Monday, February 18, 2013
Billy Preston's Nightmare
"The gateway to Hell!" he screamed, still half-trapped in the nightmare. "I saw it in Dawson City. I was bringing in my furs and the whole town was being pulled in! And no one back home even knew I was there! No one would remember me!"
The darkness didn't respond. He began to breathe again.
"I know what the dream means," he thought to himself. "Ten years after I die, will anyone remember me? Hell, will anyone remember me even a year later? Did anything I've done make a difference?"
He concocted a plan. He would create art. It didn't have to be good, it just had to exist, and it had to catch someone's eye. And if he was lucky, maybe something noteworthy would happen to him. Maybe he'd be the first victim of a new plague. Maybe he'd find himself in the wrong place at the wrong time and accidentally become a hero. Or maybe he'd go mad at the end and become famous for the form of his insanity.
That would be the trigger, he thought. And then someone, some reporter or historian, would look into his past. And they would find the slapped-together art, and infuse it with meaning.

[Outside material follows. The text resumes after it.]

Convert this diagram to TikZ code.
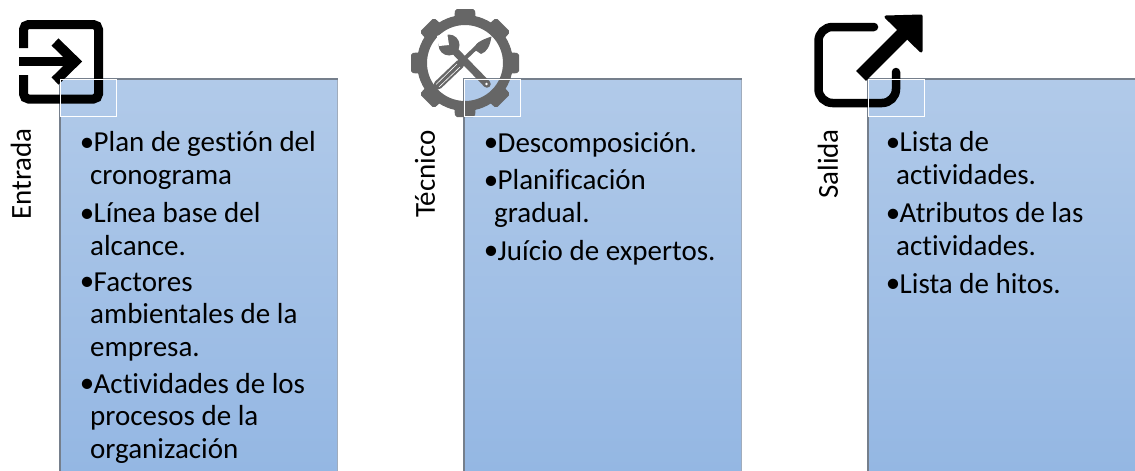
\documentclass[tikz,border=0pt]{standalone}
\usepackage{fontspec}
\setmainfont{Carlito}[Ligatures=NoCommon]
\usetikzlibrary{calc}
\definecolor{boxtop}{HTML}{B1CAE9}
\definecolor{boxbot}{HTML}{94B7E3}
\definecolor{boxedge}{HTML}{A0ACBC}
\definecolor{boxdark}{HTML}{757F8C}
\definecolor{gearcol}{HTML}{666666}
\tikzset{
  x=1pt,y=-1pt,
  panel/.style={draw=boxedge,line width=1pt,top color=boxtop,bottom color=boxbot,minimum height=392pt,anchor=north west,inner sep=0pt},
  paneledge/.style={draw=boxdark,line width=1.2pt},
  cornerbox/.style={draw=white,line width=0.8pt,minimum width=56pt,minimum height=37pt,anchor=north west,inner sep=0pt},
  sidelabel/.style={rotate=90,font=\fontsize{29}{32}\selectfont,inner sep=0pt,anchor=center},
  item/.style={font=\fontsize{29}{32.5}\selectfont,align=left,anchor=base west,inner sep=0pt},
  blackline/.style={draw=black,line width=9pt},
}
\newcommand{\bl}{\llap{\raisebox{0.5pt}{•}\kern-4pt}\kern3.5pt}
\begin{document}
\begin{tikzpicture}
\useasboundingbox (0,0) rectangle (1135,471);
% panels
\node[panel,minimum width=277pt] (p1) at (60,79) {};
\node[panel,minimum width=277pt] (p2) at (464,79) {};
\node[panel,minimum width=277pt] (p3) at (868,79) {};
\draw[paneledge] (p1.south west) -- (p1.north west) -- (p1.north east);
\draw[paneledge] (p2.south west) -- (p2.north west) -- (p2.north east);
\draw[paneledge] (p3.south west) -- (p3.north west) -- (p3.north east);
% icon 1
\draw[blackline,rounded corners=5pt] (23.5,48) -- (23.5,24.5) -- (98.5,24.5) -- (98.5,99) -- (23.5,99) -- (23.5,75);
\draw[draw=black,line width=9pt] (19,61.5) -- (76,61.5);
\draw[draw=black,line width=10pt,miter limit=10] (55,42) -- (75,61.5) -- (55,81);
% icon 2
\foreach \a in {0,45,...,315}{
  \fill[gearcol,rotate around={\a:(465,63)},rounded corners=2pt] (454,24) -- (455,9) -- (475,9) -- (476,24) -- cycle;
}
\draw[gearcol,line width=10pt] (465,63) circle[radius=43];
% screwdriver
\draw[gearcol,line width=4pt] (460,63) -- (480,44);
\draw[gearcol,line width=9pt,line cap=round] (438,85) -- (460,64);
\draw[white,line width=0.6pt] (436,84.5) -- (457,64) (439,87) -- (460,67);
\fill[gearcol] (475,50) .. controls (473,44) and (481,40) .. (491.5,36.5) .. controls (490,46) and (487,52) .. (481,54) -- cycle;
% wrench
\draw[gearcol,line width=7.5pt,line cap=round] (449,45) -- (487,84);
\fill[gearcol] (449,45) circle[radius=10.5];
\fill[white] (449,45) -- (439,46) -- (437,36) -- (447,32) -- cycle;
\fill[white] (486.5,84) circle[radius=1.3];
% icon 3
\draw[blackline,line width=8.5pt,rounded corners=14pt,line cap=round] (874,27) -- (818.5,27) -- (818.5,103) -- (896,103) -- (896,72);
\draw[draw=black,line width=14pt] (861,76) -- (904,33);
\fill[draw=black,fill=black,line width=3pt,line join=round] (886,17) -- (921,16) -- (921,51) -- cycle;
% corner squares
\node[cornerbox] (c1) at (60,79) {};
\node[cornerbox] (c2) at (464,79) {};
\node[cornerbox] (c3) at (868,79) {};
% side labels
\node[sidelabel] (l1) at (21,174) {Entrada};
\node[sidelabel] (l2) at (425,174) {Técnico};
\node[sidelabel] (l3) at (828,164) {Salida};
% text
\node[item] (a1) at (90,184) {\bl Plan de gestión del\\cronograma};
\node[item] (a2) at (90,255) {\bl Línea base del\\alcance.};
\node[item] (a3) at (90,356) {\bl Factores\\ambientales de la\\empresa.};
\node[item] (a4) at (90,458) {\bl Actividades de los\\procesos de la\\organización};
\node[item] (b1) at (494,152) {\bl Descomposición.};
\node[item] (b2) at (494,222) {\bl Planificación\\gradual.};
\node[item] (b3) at (494,260) {\bl Juício de expertos.};
\node[item] (s1) at (896,184) {\bl Lista de\\actividades.};
\node[item] (s2) at (896,255) {\bl Atributos de las\\actividades.};
\node[item] (s3) at (896,293) {\bl Lista de hitos.};
\end{tikzpicture}
\end{document}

"Billy Preston's Nightmare (2013, image manipulation) was his first attempt to reconcile his obsession with popular culture with the slow dissolution of civil society as he saw it. In Nightmare the artist alters a photo of crumbling infrastructure by combining it with murky scarlet clouds reminiscent of the early computer game Doom (1993), a game he was known to enjoy during his "blue" period post-university studies..."
They would never know that Billy Preston's Nightmare was just another lame attempt to complete a blog post when he couldn't think of a blessed worthwhile thing to write about.